A Livingston Parish councilman introduced an ordinance Tuesday night that would allow the council's pay to increase over time without asking the members to take what has been a politically unpopular step of giving themselves a raise.
A state law establishes the maximum amount a parish council member can be paid. Maurice "Scooter" Keen's ordinance, which was a compromise, would set compensation at 75 percent of the state's maximum amount.
Livingston Parish councilmen are paid $1,200 a month, while the state's maximum is $1,600. That means the councilmen's salaries would remain the same until the Legislature raises the statutory limit, which has been in place since 2008.
The parish's home rule charter says the council is in charge of members' salaries. Any change takes effect in the next council term, which would be in 2020. Members cannot amend their pay in the final year of their term, according to the charter.
The Livingston council last received a raise in 2002, when members increased their pay from $800 to $1,200, according to the ordinance. Since then, the council has lost health insurance as a benefit.
"I was looking at this from a way of taking the politics out of it," said Keen, of Denham Springs.
The ordinance was introduced Tuesday night with a 7-1 vote. Shane Mack cast the dissenting vote, and Tab Lobell was not present. The council will vote on whether to adopt the ordinance after a public hearing at 6 p.m. Dec. 14.
Waston-area Councilman Garry "Frog" Talbert, an ally of Keen's on the issue, said the new ordinance would be a good way to keep the members' pay in step with cost of living increases over time.
"We’re trying to solve a problem without giving people ammunition to say we’re giving ourselves a raise," he said.
Council members said public backlash has ensued in the past when earlier councils have brought up increasing their pay. Because of that, members were emphatic that the move Tuesday did not constitute a pay raise in their view.
Council Chairman Tracy Girlinghouse said during his campaign he would not vote to give himself a raise. During the meeting he defended his vote in favor of the ordinance as being in line with his earlier statements, calling it a housekeeping matter.
“It's not a raise. It's not even a raise in any way, shape or form," he said, noting that council pay from here on would be pegged to the amount set by the state, which would not change the amount for now.
R.C. "Bubba" Harris, who defeated Joan Landry — the last person to raise the issue of council pay — for his seat on the council, also made statements during his campaign that he would not vote for a pay raise.
“I didn’t give myself a raise,” he said when asked after the meeting about his vote in favor of the new ordinance. “It did take the politics out of it, which is a good thing.”

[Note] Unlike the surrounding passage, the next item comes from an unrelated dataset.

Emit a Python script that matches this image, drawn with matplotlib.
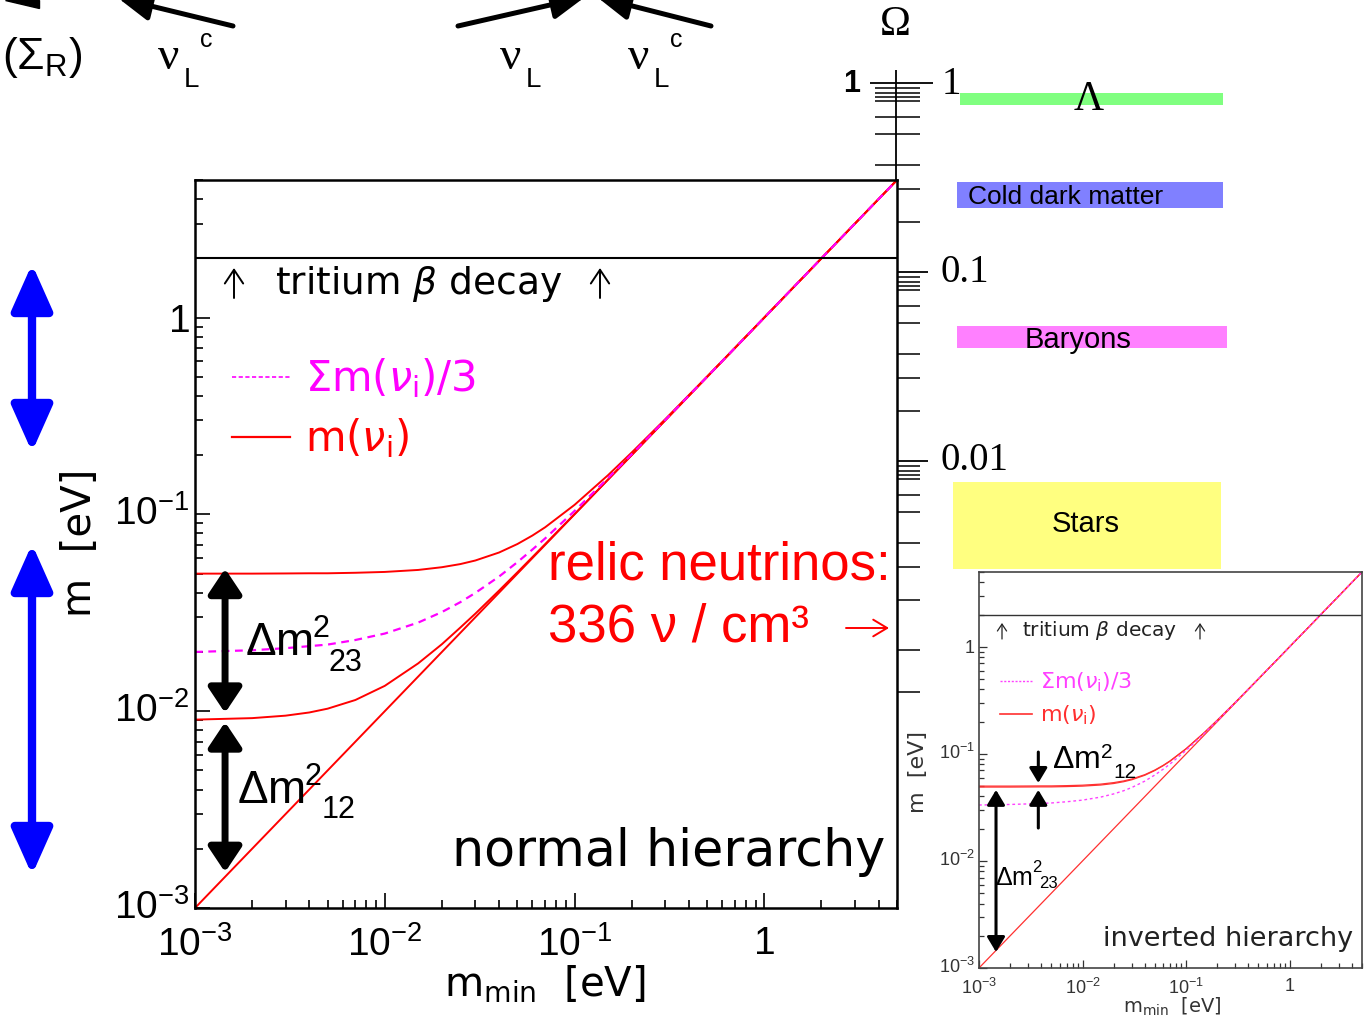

The Livingston Parish Council may soon approve the first pay raise for council members in a decade.
The only council member to vote against the ordinance was Mack, who during the meeting questioned why the pay issue was being discussed.
"Can we afford that? Is that our priority?" Mack asked at the meeting. "We’ve got so many problems out there that need to be fixed and taken care of."
Girlinghouse after the meeting accused Mack of using the moment to grandstand.
“This was a rational piece of legislation,” he said. “It shocked me.”
Keen had originally planned to introduce an ordinance that would have set council members' pay to equal the state's maximum of $1,600 and automatically adjust as that figure changed. Keen said he changed the ordinance in order to gain more support from the council and removing the political issue was more important to him than changing the pay amount.
Talbert and Keen said after the meeting they were in favor of Keen's original ordinance that would have given a $400 monthly raise to the parish council, which would take effect next term. They said a higher salary could make running for council more appealing. The men, who are both self-employed, noted that some council members have to take time off their jobs in order to attend meetings.
"There are guys that in essence have to take a day off work to go represent their constituents," Talbert said.
Keen, who owns a dry cleaning business, said there were few people who would work for 15 years without receiving a raise. He has said he often works two to three hours daily on council issues and notes there is no additional reimbursement for mileage.
Councilmen in Ascension Parish are paid $1,600, while Metro Council members in East Baton Rouge Parish make $1,000 with an $800 car allowance. In St. Helena Parish, Police Jury members make $1,600 plus up to $200 for expenses.
The council also took up the following other business:
• Talbert introduced an ordinance to raise commercial and residential construction permit fees. Commercial fees would jump from $150 to $200 for heating and air, plumbing, electrical and roofing permits. Residential fees for those same types of permits would go from $100 to $150. Talbert said the increased fees would pay for a new, electronic permitting system, which would allow people to apply, schedule inspections and check the status of their permits online. He said it would also resolve a recurring audit problem the parish has faced due to improperly numbered permits.
• Talbert also introduced the proposed 2018 budget to the council. The $52.66 million budget projects continued increases in sales tax.
Livingston Parish officials are anticipating sales tax revenues will continue to increase in 2018, paving the way for the parish to spend $6.5…
• Marshal Joe Schumate asked the council’s permission to levy a $10 fee on all court filings in Ward 2 and Ward 7 city courts to maintain a new court computer system. The council voted to introduce an ordinance from Councilman John Wascom to allow for the fee hikes.